Now I check our current hives when something feels wrong, not because the calendar says it’s time. The bees tell you what they need if you pay attention to the signals instead of following a rigid schedule.
The permits, the neighbors, the rules that keep changing
Before getting bees, I called the county office to ask about permits. The first person I talked to said no permits were needed for hobby beekeeping. A week later, someone else from the same office told me I needed to register with the state apiary inspector. The state website mentioned local zoning restrictions but didn’t specify what they were.

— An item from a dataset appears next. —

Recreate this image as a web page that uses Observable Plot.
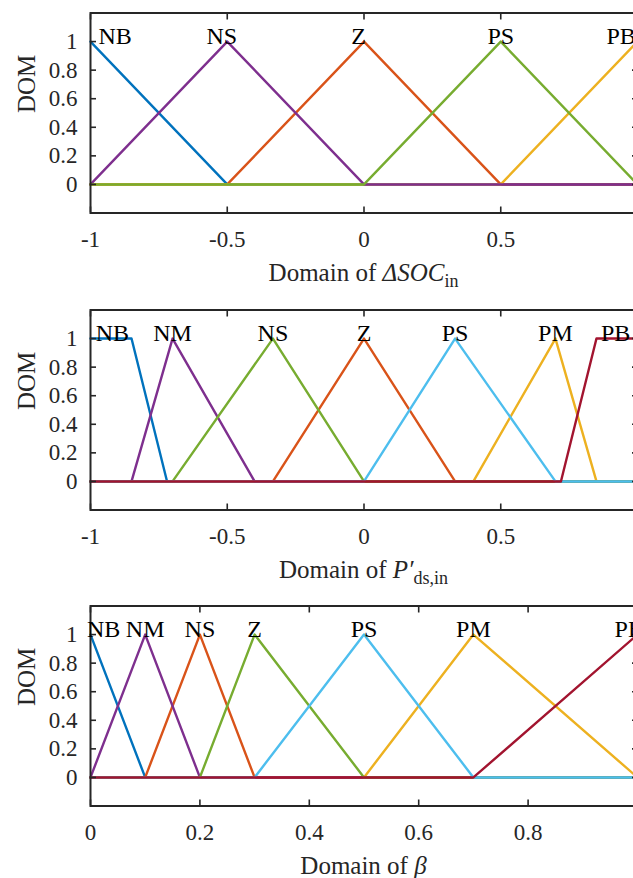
<!DOCTYPE html>
<html><head><meta charset="utf-8">
<script src="https://cdn.jsdelivr.net/npm/d3@7"></script>
<script src="https://cdn.jsdelivr.net/npm/@observablehq/plot@0.6"></script>
<style>
html,body{margin:0;padding:0;background:#fff;overflow:hidden;width:633px;height:878px}
#wrap{position:relative;width:633px;height:878px;overflow:hidden}
svg.panel{position:absolute;left:0;max-width:none !important;height:297px !important;width:657px !important}
svg.panel text{font-family:'Liberation Serif','Times New Roman',serif}
</style></head><body><div id="wrap"></div>
<script>
// ---- shared tick values ----
const yTicks = [0, 0.2, 0.4, 0.6, 0.8, 1];
const yDomain = [-0.2, 1.2];
const xTicksSym = [-1, -0.5, 0, 0.5, 1];
const xTicksBeta = [0, 0.2, 0.4, 0.6, 0.8, 1];

// ---- panel 1: ΔSOC_in (membership functions, in drawing order) ----
const socNames = ["NB", "Z", "PB", "NS", "PS"];
const socX = [
  [-1, -0.5, 1],
  [-1, -0.5, 0, 0.5, 1],
  [-1, 0.5, 1],
  [-1, -0.5, 0, 1],
  [-1, 0, 0.5, 1]
];
const socY = [
  [1, 0, 0],
  [0, 0, 1, 0, 0],
  [0, 0, 1],
  [0, 1, 0, 0],
  [0, 0, 1, 0]
];
const socColors = ["#0072BD", "#D95319", "#EDB120", "#7E2F8E", "#77AC30"];
const socLabels = ["NB", "NS", "Z", "PS", "PB"];
const socLabelX = [-0.91, -0.52, -0.02, 0.5, 0.94];

// ---- panel 2: P'ds,in ----
const pdsNames = ["NB", "Z", "PM", "NM", "NS", "PS", "PB"];
const pdsX = [
  [-1, -0.85, -0.72, 1],
  [-1, -0.333, 0, 0.333, 1],
  [-1, 0.4, 0.7, 0.85, 1],
  [-1, -0.85, -0.7, -0.4, 1],
  [-1, -0.7, -0.333, 0, 1],
  [-1, 0, 0.333, 0.7, 1],
  [-1, 0.72, 0.85, 1]
];
const pdsY = [
  [1, 1, 0, 0],
  [0, 0, 1, 0, 0],
  [0, 0, 1, 0, 0],
  [0, 0, 1, 0, 0],
  [0, 0, 1, 0, 0],
  [0, 0, 1, 0, 0],
  [0, 0, 1, 1]
];
const pdsColors = ["#0072BD", "#D95319", "#EDB120", "#7E2F8E", "#77AC30", "#4DBEEE", "#A2142F"];
const pdsLabels = ["NB", "NM", "NS", "Z", "PS", "PM", "PB"];
const pdsLabelX = [-0.92, -0.70, -0.333, 0, 0.333, 0.70, 0.92];

// ---- panel 3: β ----
const betaNames = ["NB", "NS", "PM", "NM", "Z", "PS", "PB"];
const betaX = [
  [0, 0.1, 1],
  [0, 0.1, 0.2, 0.3, 1],
  [0, 0.5, 0.7, 1],
  [0, 0.1, 0.2, 1],
  [0, 0.2, 0.3, 0.5, 1],
  [0, 0.3, 0.5, 0.7, 1],
  [0, 0.7, 1]
];
const betaY = [
  [1, 0, 0],
  [0, 0, 1, 0, 0],
  [0, 0, 1, 0],
  [0, 1, 0, 0],
  [0, 0, 1, 0, 0],
  [0, 0, 1, 0, 0],
  [0, 0, 1]
];
const betaColors = ["#0072BD", "#D95319", "#EDB120", "#7E2F8E", "#77AC30", "#4DBEEE", "#A2142F"];
const betaLabels = ["NB", "NM", "NS", "Z", "PS", "PM", "PB"];
const betaLabelX = [0.024, 0.10, 0.20, 0.30, 0.50, 0.70, 0.985];

const FONT = "'Liberation Serif', 'Times New Roman', serif";
const INK = "#262626";

function panel({top, xDomain, xTicks, xs, ys, colors, labels, labelX, axisLabel}) {
  const marks = [];
  xs.forEach((xv, i) => {
    const pts = xv.map((x, j) => ({x, y: ys[i][j]}));
    marks.push(Plot.line(pts, {x: "x", y: "y", stroke: colors[i], strokeWidth: 2.4, strokeLinejoin: "round"}));
  });
  marks.push(Plot.frame({stroke: INK, strokeWidth: 2}));
  // tick labels
  marks.push(Plot.axisX({anchor: "bottom", ticks: xTicks, tickSize: 0, tickPadding: 18, tickFormat: d => String(d), fontSize: 23, fill: INK, label: null}));
  marks.push(Plot.axisY({anchor: "left", ticks: yTicks, tickSize: 0, tickPadding: 13, tickFormat: d => String(d), fontSize: 23, fill: INK, label: null}));
  // inward ticks on all four sides
  marks.push(Plot.axisX({anchor: "bottom", ticks: xTicks, tickSize: -6, tickFormat: () => "", stroke: INK, strokeWidth: 1.6, label: null}));
  marks.push(Plot.axisX({anchor: "top", ticks: xTicks, tickSize: -6, tickFormat: () => "", stroke: INK, strokeWidth: 1.6, label: null}));
  marks.push(Plot.axisY({anchor: "left", ticks: yTicks, tickSize: -6, tickFormat: () => "", stroke: INK, strokeWidth: 1.6, label: null}));
  marks.push(Plot.axisY({anchor: "right", ticks: yTicks, tickSize: -6, tickFormat: () => "", stroke: INK, strokeWidth: 1.6, label: null}));
  // membership-function names
  marks.push(Plot.text(labels.map((t, i) => ({t, x: labelX[i]})), {x: "x", y: () => 1, text: "t", lineAnchor: "bottom", dy: 2, fontSize: 24, fill: "#000"}));
  // y label
  marks.push(Plot.text(["DOM"], {text: d => d, frameAnchor: "left", dx: -64, rotate: -90, fontSize: 25, fill: INK}));

  const svg = Plot.plot({
    width: 657, height: 297,
    marginLeft: 90, marginRight: 20, marginTop: 12.5, marginBottom: 84.5,
    style: {fontFamily: FONT, background: "transparent", overflow: "visible", maxWidth: "none"},
    x: {domain: xDomain},
    y: {domain: yDomain},
    marks
  });
  const s = d3.select(svg);
  const cx = (90 + (657 - 20)) / 2;
  const t = s.append("text")
    .attr("x", cx).attr("y", 12.5 + 200 + 68)
    .attr("text-anchor", "middle")
    .style("font-family", FONT).attr("font-size", 25).attr("fill", INK);
  axisLabel.forEach(p => {
    const ts = t.append("tspan").text(p.text);
    if (p.italic) ts.attr("font-style", "italic");
    if (p.sub) ts.attr("font-size", 18).attr("dy", 6);
  });
  svg.classList.add("panel");
  svg.style.maxWidth = "none";
  svg.style.top = top + "px";
  document.getElementById("wrap").appendChild(svg);
}

panel({top: 0, xDomain: [-1, 1], xTicks: xTicksSym, xs: socX, ys: socY, colors: socColors, labels: socLabels, labelX: socLabelX,
  axisLabel: [{text: "Domain of "}, {text: "ΔSOC", italic: true}, {text: "in", sub: true}]});
panel({top: 297, xDomain: [-1, 1], xTicks: xTicksSym, xs: pdsX, ys: pdsY, colors: pdsColors, labels: pdsLabels, labelX: pdsLabelX,
  axisLabel: [{text: "Domain of "}, {text: "P′", italic: true}, {text: "ds,in", sub: true}]});
panel({top: 593, xDomain: [0, 1], xTicks: xTicksBeta, xs: betaX, ys: betaY, colors: betaColors, labels: betaLabels, labelX: betaLabelX,
  axisLabel: [{text: "Domain of "}, {text: "β", italic: true}]});
</script></body></html>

Our nearest neighbor was fine with the bees – she liked the idea of better pollination for her vegetable garden. The neighbor on the other side worried about bee stings and property values. No one could give me a straight answer about setback requirements or colony limits.
Three years in, I still get conflicting information about regulations. The state inspector shows up occasionally and fills out paperwork, but I’m never sure if I’m supposed to do something specific beforehand. The county seems to have forgotten that beekeeping regulations exist. The homeowners association we’re technically part of has never mentioned it.
Sometimes you just have to start doing something and figure out the rules as you go, which feels backwards but seems to work out most of the time.
Ben thinks I worry too much about the bureaucracy side of things, and he’s probably right. Most people don’t care what you’re doing as long as you’re not causing problems.
First-year costs broken down (roughly)
Here’s what we actually spent getting started, not counting the equipment that sits unused:
- Two deep hive bodies with frames: $180
- Bottom boards, covers, and hardware: $120
- Package bees (two 3-pound packages): $260
- Basic protective gear and tools: $85
- Sugar for initial feeding: $25
- State registration and inspection fees: $15
- Gas driving to pick up bees and supplies: $40
Total first year: $725
Second year was mostly just replacement bees after the colony failures ($130) and additional supers for honey storage ($90). Now that we’re established, annual costs run about $50-75 unless something major goes wrong.
The honey harvest from one good season covers most of the ongoing costs, but don’t expect to profit much in the first few years. Think of it as paying for the experience and the satisfaction of having your own bees working your property.
Quick reality check: Factor in your time at even minimum wage, and hobby beekeeping is an expensive way to get honey. Do it because you want to learn about bees, not because it makes financial sense.
Yesterday I noticed one of our current hives had unusual activity around the entrance – more guard bees than normal, and they seemed agitated about something. I’m not sure if it’s robbing behavior or if they’re just reacting to the neighbor’s dog who’s been barking more lately. I’ll check again in a few days to see if the pattern continues.